Esa misma extrema izquierda es la que calla ante una matanza en un pueblo igualmente minero, pero ajeno al Altiplano de mediados del siglo XX (o al de Jeanine Áñez, para efectos de lo que a estos ñángaras les interesa destacar). Como está en Venezuela, no le conviene subir el tono. Ni siquiera le perturba que la masacre en Ikabarú no sea la primera de su naturaleza. En febrero de 2019, varios pemones fueron ultimados por militares por tratar de recibir la ayuda humanitaria que tan desesperadamente necesita Venezuela.

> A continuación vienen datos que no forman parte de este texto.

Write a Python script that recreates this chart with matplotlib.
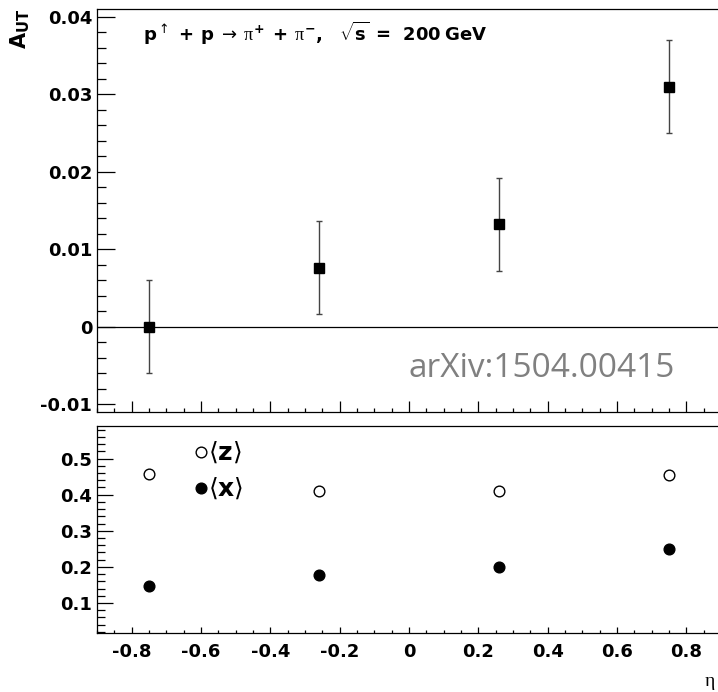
import matplotlib
matplotlib.use("Agg")
import matplotlib.pyplot as plt
from matplotlib.ticker import MultipleLocator, NullFormatter

# ---- data ----
eta = [-0.75, -0.26, 0.26, 0.75]
a_ut = [0.0, 0.0076, 0.0132, 0.031]
a_ut_err = [0.006, 0.006, 0.006, 0.006]
mean_z = [0.458, 0.411, 0.411, 0.453]
mean_x = [0.148, 0.178, 0.199, 0.249]

title_text = (r"$\mathbf{p}^{\uparrow}\mathbf{\ +\ p}\ \rightarrow\ \pi^{\mathbf{+}}\mathbf{\ +\ }"
              r"\pi^{\mathbf{-}}\mathbf{,\ \ \ }\sqrt{\mathbf{s}}\mathbf{\ =\ \ 200\ GeV}$")
watermark = "arXiv:1504.00415"

plt.rcParams['mathtext.fontset'] = 'custom'
plt.rcParams['mathtext.bf'] = 'DejaVu Sans:bold'
plt.rcParams['mathtext.rm'] = 'DejaVu Sans'
plt.rcParams['mathtext.it'] = 'Liberation Serif'
plt.rcParams['mathtext.sf'] = 'DejaVu Sans'

W, H = 718, 692
fig = plt.figure(figsize=(W / 100, H / 100), dpi=100)

def frac_box(l, r, t, b):
    return [l / W, 1 - b / H, (r - l) / W, (b - t) / H]

ax1 = fig.add_axes(frac_box(97, 721, 9, 412))
ax2 = fig.add_axes(frac_box(97, 721, 426, 633))

tick_font = dict(family='DejaVu Sans', weight='bold', size=13)

for ax in (ax1, ax2):
    for s in ax.spines.values():
        s.set_linewidth(0.9)
    ax.set_xlim(-0.9, 0.9)
    ax.xaxis.set_major_locator(MultipleLocator(0.2))
    ax.xaxis.set_minor_locator(MultipleLocator(0.05))

# ---- top panel ----
ax1.axhline(0, color='black', lw=0.9, zorder=1)
ax1.errorbar(eta, a_ut, yerr=a_ut_err, fmt='s', color='black', ms=7.4,
             ecolor='#444444', elinewidth=1.0, capsize=2, capthick=1.0, zorder=3)
ax1.set_ylim(-0.011, 0.041)
ax1.tick_params(axis='y', which='major', direction='in', length=13, width=0.9, pad=3.5)
ax1.tick_params(axis='y', which='minor', direction='in', length=6.5, width=0.9)
ax1.tick_params(axis='x', which='major', direction='in', length=7.7, width=0.9)
ax1.tick_params(axis='x', which='minor', direction='in', length=3.2, width=0.9)
ax1.xaxis.set_major_formatter(NullFormatter())
ax1.set_yticks([-0.01, 0, 0.01, 0.02, 0.03, 0.04])
ax1.set_yticklabels(['-0.01', '0', '0.01', '0.02', '0.03', '0.04'], fontdict=tick_font)
ax1.yaxis.set_minor_locator(MultipleLocator(0.002))

ax1.text(143 / W, 1 - 33 / H, title_text, transform=fig.transFigure,
         fontsize=13, ha='left', va='center')
ax1.text(408 / W, 1 - 377 / H, watermark, transform=fig.transFigure,
         fontsize=24, color='#808080', family='Open Sans', ha='left', va='baseline')

# ---- bottom panel ----
ax2.plot(eta, mean_z, 'o', mfc='white', mec='black', mew=1.0, ms=7.7, zorder=3)
ax2.plot(eta, mean_x, 'o', color='black', ms=7.7, zorder=3)
ax2.set_ylim(0.017, 0.59)
ax2.tick_params(axis='y', which='major', direction='in', length=11.5, width=0.9, pad=3.5)
ax2.tick_params(axis='y', which='minor', direction='in', length=5.8, width=0.9)
ax2.tick_params(axis='x', which='major', direction='in', length=4, width=0.9, pad=7)
ax2.tick_params(axis='x', which='minor', direction='in', length=2, width=0.9)
ax2.set_yticks([0.1, 0.2, 0.3, 0.4, 0.5])
ax2.set_yticklabels(['0.1', '0.2', '0.3', '0.4', '0.5'], fontdict=tick_font)
ax2.yaxis.set_minor_locator(MultipleLocator(0.02))
xt = [-0.8, -0.6, -0.4, -0.2, 0, 0.2, 0.4, 0.6, 0.8]
ax2.set_xticks(xt)
ax2.set_xticklabels(['-0.8', '-0.6', '-0.4', '-0.2', '0', '0.2', '0.4', '0.6', '0.8'], fontdict=tick_font)
ax2.xaxis.set_minor_locator(MultipleLocator(0.05))

# legend-like markers
ax2.plot([-0.6], [0.5175], 'o', mfc='white', mec='black', mew=1.0, ms=7.7, clip_on=False)
ax2.plot([-0.6], [0.4175], 'o', color='black', ms=7.7, clip_on=False)
ax2.text(-0.58, 0.5175, r"$\langle\mathbf{z}\rangle$", fontsize=18, ha='left', va='center')
ax2.text(-0.58, 0.4175, r"$\langle\mathbf{x}\rangle$", fontsize=18, ha='left', va='center')

# axis labels
fig.text(20 / W, 1 - 9 / H, r"$\mathbf{A_{UT}}$", rotation=90, ha='center', va='top', fontsize=15)
fig.text(710 / W, 1 - 682 / H, r"$\eta$", ha='center', va='center', fontsize=14)

fig.savefig("out.png", dpi=100)
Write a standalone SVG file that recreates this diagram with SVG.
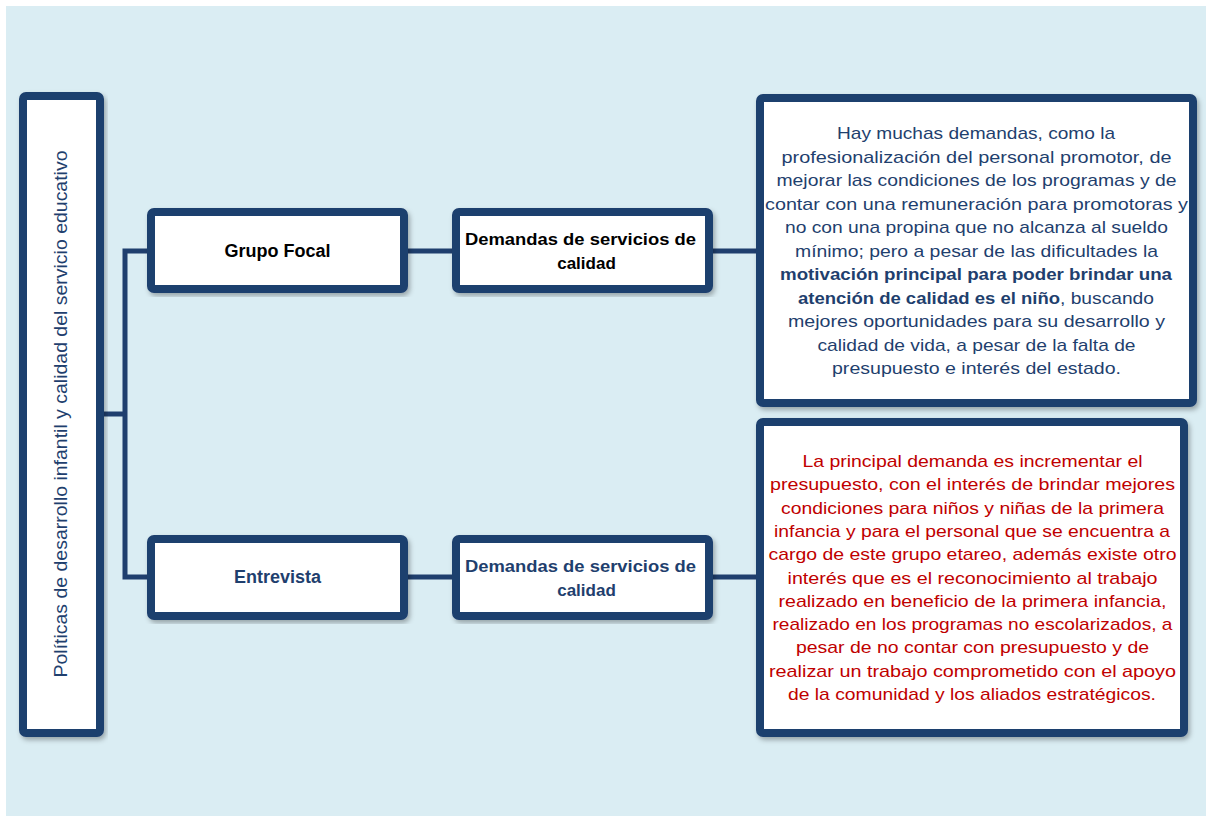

Aunque no cabe esperar nada del régimen y sus apologistas, me sorprende la reacción limitada del venezolano corriente ante los hechos en Ikabarú, incluso entre aquellos que frecuentan las redes sociales y tienen acceso a lo que los medios tradicionales censuran. Hubo mucho más indignación hace apenas tres años por la matanza en Tumeremo, un hecho similar. Quienes vivimos en las grandes ciudades de Venezuela o en el extranjero no podemos hacernos la vista gorda ante las aberraciones que cada cierto tiempo se dan en Guayana. La Paragua, Tumeremo e Ikabarú son síntomas de la explotación delictiva de nuestros recursos naturales. Un mal que, como la nueva epidemia de malaria, es incurable mientras sigamos gobernados por la misma gente.